Exponential Proof

Date: 03/06/2003 at 00:18:24
From: Abhay Dang
Subject: Algebra

Let a, b, c be positive integers such that a divides b^2, b divides 
c^2, and c divides a^2.

Prove that abc divides (a + b + c)^7.

The binomial theorem doesn't help much. I tried putting

   b^2 = la
   c^2 = mb
   a^2 = nc

but I don't know what to do next.

Please help me. In your reply please give me a hint that may be 
helpful. Then I will try to solve this myself.

Thanks,
Abhay Dang

Date: 03/06/2003 at 04:13:04
From: Doctor Jacques
Subject: Re: Algebra

Hi Abhay,

First, note that the result is trivial if a=b=c=1, so we can exclude 
this case.

You should first prove that the prime factors of a, b, and c are the 
same, possibly with different exponents.

After that, it will be enough to prove that, for each such prime 
factor p, the exponent of p in abc is at most equal to the exponent 
of p in (a+b+c)^7.

Consider one of these prime factors, p.

Let the exponents of p in a, b, c, be k, m, n. We can write:

  k <= 2m
  m <= 2n
  n <= 2k

The exponent of p in (abc) is (k+m+n).

The exponent of p in (a+b+c)^7 is at least 7*min(k,m,n).

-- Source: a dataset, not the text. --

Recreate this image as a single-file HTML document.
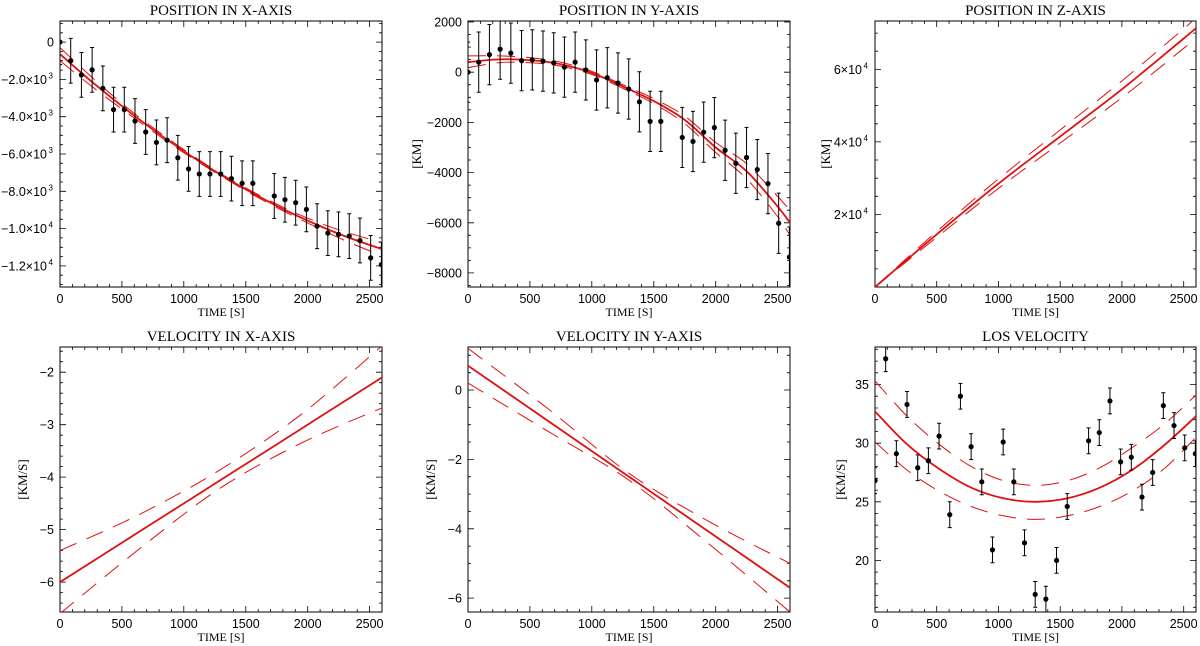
<!DOCTYPE html>
<html><head><meta charset="utf-8"><style>
html,body{margin:0;padding:0;background:#fff}
svg{display:block}
.t{font-family:"Liberation Serif",serif;font-size:15px;fill:#000}
.l{font-family:"Liberation Sans",sans-serif;font-size:12.5px;fill:#000}
.x{font-family:"Liberation Serif",serif;font-size:12px;fill:#000}
</style></head><body>
<svg id="c" width="1200" height="646" viewBox="0 0 1200 646" xmlns="http://www.w3.org/2000/svg"></svg>
<script>
const obsTimes=[0,86.5,173,259.5,346,432.5,519,605.5,692,778.5,865,951.5,1038,1124.5,1211,1297.5,1384,1470.5,1557,1730,1816.5,1903,1989.5,2076,2162.5,2249,2335.5,2422,2508.5,2595];
const fitT11=[0,260,520,780,1040,1300,1560,1820,2080,2340,2600];
const fitT12=[0,250,500,750,1000,1250,1500,1750,2000,2250,2500,2600];
const fitT5=[0,650,1300,1950,2600];
const fitT7=[0,500,1000,1500,2000,2500,2600];
// position X
const posX=[0,-1000,-1760,-1490,-2480,-3620,-3620,-4230,-4820,-5380,-5260,-6200,-6800,-7070,-7070,-7070,-7320,-7570,-7570,-8250,-8450,-8610,-8970,-9870,-10240,-10310,-10400,-10640,-11570,-11930];
const posXErr=1200;
const posXFit=[-650,-2143,-3537,-4831,-6025,-7120,-8115,-9011,-9807,-10503,-11100];
const posXUp=[-300,-1900,-3400,-4730,-5945,-7060,-8035,-8911,-9657,-10253,-10750];
const posXLo=[-1000,-2393,-3687,-4931,-6105,-7180,-8195,-9111,-9957,-10753,-11450];
// position Y
const posY=[0,400,700,920,760,460,490,440,370,200,400,90,-310,-220,-430,-670,-1180,-1960,-1960,-2600,-2760,-2390,-2210,-3110,-3630,-3400,-3880,-4440,-6020,-7370];
const posYErr=1200;
const posYFit=[400,510,480,320,-30,-570,-1150,-1900,-3000,-3950,-5350,-6000];
const posYUp=[650,650,580,400,30,-500,-1050,-1750,-2800,-3650,-4950,-5500];
const posYLo=[180,380,380,240,-90,-640,-1250,-2050,-3200,-4250,-5750,-6500];
// position Z
const posZFit=[0,14500,28500,41500,54500,68500,71400];
const posZUp=[0,15300,29800,43300,56800,71200,74300];
const posZLo=[0,13700,27200,39700,52200,65800,68500];
// velocity X
const velXFit=[-6,-5.025,-4.05,-3.075,-2.1];
const velXUp=[-5.4,-4.7,-3.85,-2.8,-1.5];
const velXLo=[-6.6,-5.35,-4.2,-3.35,-2.68];
// velocity Y
const velYFit=[0.7,-0.9,-2.5,-4.1,-5.7];
const velYUp=[1.2,-0.55,-2.4,-3.8,-5.0];
const velYLo=[0.2,-1.2,-2.6,-4.45,-6.4];
// LOS
const los=[26.8,37.2,29.1,33.3,27.9,28.5,30.6,23.9,34.0,29.7,26.7,20.9,30.1,26.7,21.5,17.1,16.7,20.0,24.6,30.2,30.9,33.6,28.4,28.8,25.4,27.5,33.2,31.5,29.6,29.1];
const losErr=1.1;
const losFit=[32.7,29.9,27.8,26.2,25.3,25.0,25.3,26.2,27.7,29.8,32.3];
const losUp=[35.3,32.3,29.9,28.0,26.8,26.4,26.8,27.9,29.6,31.6,34.1];
const losLo=[30.1,27.7,25.9,24.6,23.8,23.5,23.8,24.6,25.9,27.8,30.5];
// tick labels
const ticksPX=[0,-2000,-4000,-6000,-8000,-10000,-12000];
const ticksPXLab=[["0",""],["\u22122.0\u00d710","3"],["\u22124.0\u00d710","3"],["\u22126.0\u00d710","3"],["\u22128.0\u00d710","3"],["\u22121.0\u00d710","4"],["\u22121.2\u00d710","4"]];
const ticksPY=[2000,0,-2000,-4000,-6000,-8000];
const ticksPYLab=[["2000",""],["0",""],["\u22122000",""],["\u22124000",""],["\u22126000",""],["\u22128000",""]];
const ticksPZ=[20000,40000,60000];
const ticksPZLab=[["2\u00d710","4"],["4\u00d710","4"],["6\u00d710","4"]];
const ticksVX=[-6,-5,-4,-3,-2];
const ticksVXLab=[["\u22126",""],["\u22125",""],["\u22124",""],["\u22123",""],["\u22122",""]];
const ticksVY=[-6,-4,-2,0];
const ticksVYLab=[["\u22126",""],["\u22124",""],["\u22122",""],["0",""]];
const ticksLOS=[20,25,30,35];
const ticksLOSLab=[["20",""],["25",""],["30",""],["35",""]];
const ticksT=[0,500,1000,1500,2000,2500];

const NS="http://www.w3.org/2000/svg";
const svg=document.getElementById('c');
function mk(tag,attrs,parent){const e=document.createElementNS(NS,tag);for(const k in attrs)e.setAttribute(k,attrs[k]);(parent||svg).appendChild(e);return e;}
function smooth(P){
  let d=`M${P[0][0].toFixed(1)} ${P[0][1].toFixed(1)}`;
  for(let i=0;i<P.length-1;i++){
    const p0=P[Math.max(0,i-1)],p1=P[i],p2=P[i+1],p3=P[Math.min(P.length-1,i+2)];
    const c1x=p1[0]+(p2[0]-p0[0])/6,c1y=p1[1]+(p2[1]-p0[1])/6;
    const c2x=p2[0]-(p3[0]-p1[0])/6,c2y=p2[1]-(p3[1]-p1[1])/6;
    d+=`C${c1x.toFixed(1)} ${c1y.toFixed(1)} ${c2x.toFixed(1)} ${c2y.toFixed(1)} ${p2[0].toFixed(1)} ${p2[1].toFixed(1)}`;
  }
  return d;
}

function panel(o){
  const g=mk('g',{});
  
  
  const L=o.x0,R=o.x1,T=o.y0,B=o.y1;
  const sx=t=>L+(t-0)/(2600-0)*(R-L);
  const sy=v=>B-(v-o.ymin)/(o.ymax-o.ymin)*(B-T);
  const clip='cl'+o.name;
  const cp=mk('clipPath',{id:clip},g);mk('rect',{x:L,y:T,width:R-L,height:B-T},cp);
  const tt=mk('text',{x:(L+R)/2,y:T-6,'text-anchor':'middle',class:'t'},g);tt.textContent=o.title;
  
  
  const fr=mk('rect',{x:L,y:T,width:R-L,height:B-T,fill:'none',stroke:'#000','stroke-width':1},g);
  
  
  let d='';
  for(let t=0;t<=2600;t+=100){const X=sx(t).toFixed(1);const len=(t%500===0)?6:3;d+=`M${X} ${B}V${B-len}M${X} ${T}V${T+len}`;}
  for(let v=Math.ceil(o.ymin/o.minor)*o.minor;v<=o.ymax;v+=o.minor){const Y=sy(v).toFixed(1);const maj=o.ticks.some(q=>Math.abs(q-v)<1e-6);const len=maj?6:3;d+=`M${L} ${Y}H${L+len}M${R} ${Y}H${R-len}`;}
  const tk=mk('path',{d:d,stroke:'#000','stroke-width':0.8,fill:'none'},g);
  
  
  ticksT.forEach(t=>{const e=mk('text',{x:sx(t),y:B+16,'text-anchor':'middle',class:'l'},g);e.textContent=String(t);
    
    });
  const xt=mk('text',{x:(L+R)/2,y:B+29,'text-anchor':'middle',class:'x'},g);xt.textContent='TIME [S]';
  
  
  o.ticks.forEach((v,i)=>{const lab=o.labs[i];const e=mk('text',{x:L-(lab[1]?13:6),y:sy(v)+4.5,'text-anchor':'end',class:'l'},g);
    e.textContent=lab[0];
    
    
    if(lab[1]){const s=mk('text',{x:L-7,y:sy(v)-1,'text-anchor':'end',class:'l'},g);s.setAttribute('style','font-size:8px');s.textContent=lab[1];
      
      }
  });
  if(o.ylab){const yl=mk('text',{x:0,y:0,'text-anchor':'middle',class:'x',transform:`translate(${o.ylabX},${(T+B)/2}) rotate(-90)`},g);yl.textContent=o.ylab;
    yl.setAttribute('style','font-size:13px');
    
    }
  const pg=mk('g',{'clip-path':`url(#${clip})`},g);
  function line(ts,vs,dash,w,nm){const P=ts.map((t,i)=>[sx(t),sy(vs[i])]);
    const p=mk('path',{d:smooth(P),fill:'none',stroke:'#e01010','stroke-width':w},pg);if(dash)p.setAttribute('stroke-dasharray',dash);
    
    }
  line(o.ft,o.up,'18,11',1,'upper-bound-line');
  line(o.ft,o.lo,'18,11',1,'lower-bound-line');
  line(o.ft,o.fit,null,1.8,'fit-line');
  if(o.pts){o.pts.forEach((v,i)=>{const X=sx(obsTimes[i]);const y1=sy(v+o.err),y2=sy(v-o.err);
    const eb=mk('path',{d:`M${X} ${y1}V${y2}M${X-2} ${y1}H${X+2}M${X-2} ${y2}H${X+2}`,stroke:'#000','stroke-width':1,fill:'none'},pg);
    
    
    const c=mk('circle',{cx:X,cy:sy(v),r:2.6,fill:'#000'},pg);
    
    });}
}
panel({name:'position-x-panel',title:'POSITION IN X-AXIS',x0:60,x1:382,y0:21,y1:287,ymin:-13130,ymax:1130,minor:500,ticks:ticksPX,labs:ticksPXLab,ft:fitT11,fit:posXFit,up:posXUp,lo:posXLo,pts:posX,err:posXErr});
panel({name:'position-y-panel',title:'POSITION IN Y-AXIS',x0:468,x1:790,y0:21,y1:287,ymin:-8560,ymax:2040,minor:500,ticks:ticksPY,labs:ticksPYLab,ft:fitT12,fit:posYFit,up:posYUp,lo:posYLo,pts:posY,err:posYErr,ylab:'[KM]',ylabX:421});
panel({name:'position-z-panel',title:'POSITION IN Z-AXIS',x0:875,x1:1196,y0:21,y1:287,ymin:0,ymax:73333,minor:5000,ticks:ticksPZ,labs:ticksPZLab,ft:fitT7,fit:posZFit,up:posZUp,lo:posZLo,ylab:'[KM]',ylabX:830});
panel({name:'velocity-x-panel',title:'VELOCITY IN X-AXIS',x0:60,x1:382,y0:347,y1:612,ymin:-6.57,ymax:-1.52,minor:0.2,ticks:ticksVX,labs:ticksVXLab,ft:fitT5,fit:velXFit,up:velXUp,lo:velXLo,ylab:'[KM/S]',ylabX:27});
panel({name:'velocity-y-panel',title:'VELOCITY IN Y-AXIS',x0:468,x1:790,y0:347,y1:612,ymin:-6.4,ymax:1.24,minor:0.5,ticks:ticksVY,labs:ticksVYLab,ft:fitT5,fit:velYFit,up:velYUp,lo:velYLo,ylab:'[KM/S]',ylabX:435});
panel({name:'los-velocity-panel',title:'LOS VELOCITY',x0:875,x1:1196,y0:347,y1:612,ymin:15.6,ymax:38.2,minor:1,ticks:ticksLOS,labs:ticksLOSLab,ft:fitT11,fit:losFit,up:losUp,lo:losLo,pts:los,err:losErr,ylab:'[KM/S]',ylabX:845});
</script>
</body></html>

Can you continue from here? Please write back if you require further 
assistance.

- Doctor Jacques, The Math Forum
  http://mathforum.org/dr.math/ 

Date: 03/07/2003 at 01:16:45
From: Abhay Dang
Subject: Algebra

Thanks, Dr. Jacques -

I have been able to transform your valuable hint into a proof. Please 
check whether the proof below needs changes. Also, I have a related 
doubt. Please clarify.

Proof

Let's consider any prime factor p of a. Since a divides b^2, therefore 
p must be a prime factor of b^2 as well (because otherwise b^2/a won't 
be an integer). Therefore p must be a prime factor of b as well. As b 
divides c^2 therefore p must be a prime factor of c.

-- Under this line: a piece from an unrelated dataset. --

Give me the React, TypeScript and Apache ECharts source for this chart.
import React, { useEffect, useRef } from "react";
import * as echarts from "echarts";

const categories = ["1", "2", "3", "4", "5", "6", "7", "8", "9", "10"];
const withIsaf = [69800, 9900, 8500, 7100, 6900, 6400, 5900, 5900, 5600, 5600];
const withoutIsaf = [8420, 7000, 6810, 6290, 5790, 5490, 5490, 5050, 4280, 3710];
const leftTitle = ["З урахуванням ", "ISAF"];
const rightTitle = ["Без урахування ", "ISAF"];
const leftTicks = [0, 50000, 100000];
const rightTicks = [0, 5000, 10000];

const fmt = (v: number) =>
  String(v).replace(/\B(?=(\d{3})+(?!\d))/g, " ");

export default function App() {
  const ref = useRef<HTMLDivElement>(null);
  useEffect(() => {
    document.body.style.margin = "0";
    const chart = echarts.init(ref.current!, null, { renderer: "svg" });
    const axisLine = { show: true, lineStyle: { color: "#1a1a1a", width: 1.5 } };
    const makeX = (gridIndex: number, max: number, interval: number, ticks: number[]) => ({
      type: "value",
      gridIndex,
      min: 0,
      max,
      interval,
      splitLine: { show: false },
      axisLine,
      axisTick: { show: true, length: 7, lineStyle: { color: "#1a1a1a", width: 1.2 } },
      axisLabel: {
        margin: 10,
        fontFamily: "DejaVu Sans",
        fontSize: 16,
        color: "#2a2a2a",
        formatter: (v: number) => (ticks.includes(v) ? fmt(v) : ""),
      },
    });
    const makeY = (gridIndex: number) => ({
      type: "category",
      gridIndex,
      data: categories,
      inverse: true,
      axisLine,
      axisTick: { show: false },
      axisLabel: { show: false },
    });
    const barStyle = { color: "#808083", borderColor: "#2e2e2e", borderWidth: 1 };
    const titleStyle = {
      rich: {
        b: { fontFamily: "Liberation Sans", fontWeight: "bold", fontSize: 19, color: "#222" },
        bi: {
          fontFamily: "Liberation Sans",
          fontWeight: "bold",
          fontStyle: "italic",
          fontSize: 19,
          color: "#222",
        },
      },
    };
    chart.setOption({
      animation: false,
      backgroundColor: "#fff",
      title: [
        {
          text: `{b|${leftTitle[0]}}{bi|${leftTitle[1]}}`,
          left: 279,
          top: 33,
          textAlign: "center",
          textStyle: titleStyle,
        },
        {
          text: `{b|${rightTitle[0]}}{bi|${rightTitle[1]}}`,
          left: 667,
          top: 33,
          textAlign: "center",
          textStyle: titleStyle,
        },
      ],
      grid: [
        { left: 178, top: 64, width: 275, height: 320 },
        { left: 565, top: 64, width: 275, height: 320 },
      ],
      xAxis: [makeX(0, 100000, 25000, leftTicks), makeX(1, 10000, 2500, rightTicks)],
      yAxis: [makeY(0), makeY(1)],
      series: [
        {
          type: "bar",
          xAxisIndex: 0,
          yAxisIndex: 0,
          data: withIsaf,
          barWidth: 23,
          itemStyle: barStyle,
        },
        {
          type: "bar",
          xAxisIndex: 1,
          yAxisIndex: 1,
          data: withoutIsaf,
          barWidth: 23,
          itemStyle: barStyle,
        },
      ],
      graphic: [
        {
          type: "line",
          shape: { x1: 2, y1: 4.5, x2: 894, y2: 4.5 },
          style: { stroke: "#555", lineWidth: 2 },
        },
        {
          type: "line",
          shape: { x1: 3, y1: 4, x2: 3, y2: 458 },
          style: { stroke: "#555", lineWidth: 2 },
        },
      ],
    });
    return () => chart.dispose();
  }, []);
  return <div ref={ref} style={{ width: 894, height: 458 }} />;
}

This proves that all prime factors of a are prime factors of b and c.
Similarly, all prime factors of b are prime factors of a and c, and 
all prime factors of c are prime factors of b and a.

Hence all the prime factors of a,b,c are same. (Please check this 
statement. I think my English is not good enough.)

Now let's say the power of p in a,b,c is k,m,n, and k is the least of 
the three. As a divides b^2, therefore the power of p in a must not 
exceed the power of p in b^2.

Therefore

   2m >= k  (i)

Similarly 

   2n >= m  (ii)
   2k >= n  (iii)

Multiplying (iii) by 2

   4k >= 2n (iv)

Comparing (iv) with (ii)

   4k >= 2n >= m

Therefore

   4k >= m (v)

Adding (iii) and (v)

   6k >= m + n 

or

   7k >= k + m + n (I)

Now, the power of p in abc = power of p in a + power of p in b + 
power of p in c = k+m+n. Power of p in (a+b+c)^7 = 7 * Min(k,m,n) = 7k 
(by assumption).

For abc to divide (a+b+c)^7
power of p in abc <= power of p in (a+b+c)^7

i.e.

   k + m + n <= 7k (which we have proved in I)

Therefore abc divides (a + b + c)^7
Even if we assume m or n is least it won't make any difference because 
abc and (a+b+c)^7 are cyclic expressions.

End of Proof

Also I have one more doubt.
If in place of (a + b + c)^7 it had been (a + 2b + 3c)^7 or something 
else, will the proof hold true? Or if in place of abc it had been 2abc 
or abc/2. Should the proof hold true then?

Once again thanks for your extremely valuable help. No other math site 
equals Dr. Math.

Best regards,
Abhay Dang

Date: 03/07/2003 at 02:23:54
From: Doctor Jacques
Subject: Re: Algebra

Hi Abhay,

You proof is quite correct, congratulations. There is a minor 
inaccuracy, when you write:

>Power of p in (a+b+c)^7 = 7 * Min(k,m,n) = 7k (by assumption)

In fact, we have:

 Power of p in (a+b+c)^7 >= 7 * Min(k,m,n)

For example, if a=b=c=3, (a+b+c) is divisible by 3^2. This has no 
impact on the correctness of the proof (in some sense, it makes things 
even better).

Concerning your other questions:

If we have (a+2b+3c) instead of (a+b+c), the proof remains the same. 
Indeed if p^k divides a, b, and c, it will divide (a+2b+3c).

If we have 2abc instead of abc, the theorem is no longer true. The 
power of 2 in 2abc will be k+m+n+1 in this case. For example, if a, 
b, and c are odd, (a+b+c)^7 is also odd and cannot be divisible by 
the even number (2abc).

If we have (abc)/2 (assuming this is an integer) instead of abc, the 
the theorem still holds by transitivity:

  (abc)/2 | abc | (a+b+c)^7

Does this make sense?

- Doctor Jacques, The Math Forum
  http://mathforum.org/dr.math/